I always want to like tomatoes, but when they’re raw, I’m just not a fan. Part of it is the texture, part of it is the taste, but as my 4-year-old says: “they’re not for me.” But sun-dried tomatoes? That’s a different story. Especially homemade sun-dried tomatoes.
Sun-dried tomatoes from the store are good, but homemade sun-dried tomatoes are even better. (They’re not really dried in the sun, of course, but neither are the ones you buy!) It’s easier than you think to make them yourself and you can do it right in the oven–no food dehydrator needed!
1. Start with some small tomatoes. It’s best if they’re pretty uniform in size, too. Cherry or grape work best, but you could use larger tomatoes like Roma if that’s what you have on hand. Cut them in half through the stem side or, if you’re using Romas, cut them into thick slices.

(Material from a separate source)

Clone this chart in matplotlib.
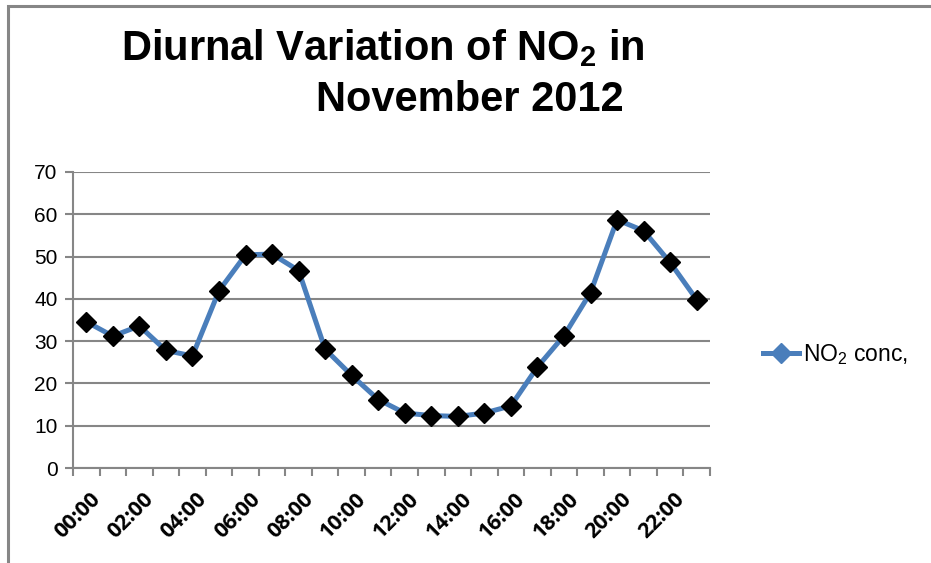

2. Spray a sheet pan with olive oil or line it with parchment paper. Place the tomatoes cut-side up on the pan and spray the tops with more oil. (If you don’t have an oil mister, you can drizzle oil over them instead, but I prefer spraying to make sure the oil is evenly distributed.)
Sprinkle the tomatoes with salt and pepper. You can add herbs and garlic cloves too if you like; I also love sprinkling za’atar onto the tomatoes.
3. Bake the tomatoes at 225ºF. After about an hour and a half, you’ll want to check the tomatoes every half an hour–the amount of time depends on the size of the tomatoes and how dried you want them to be. I like my homemade sun-dried tomatoes to be on the dry side, so I usually end up leaving them in the oven for 3-4 hours.
4. You’ll probably want to eat all of your tomatoes right away because they are just that delicious. But if you have any left over, you can put them in a resealable container and pour olive oil over them to cover. This will last for about a week in the refrigerator. You can also pop them into a freezer bag and keep them in there for a month or two.
So now you have homemade sun-dried tomatoes! But what will you do with them? Well, you can put them on pizza, in sandwiches, on pasta, or even in bread. They’re great added to meal bowls and salads and they can even be processed into a tasty pesto.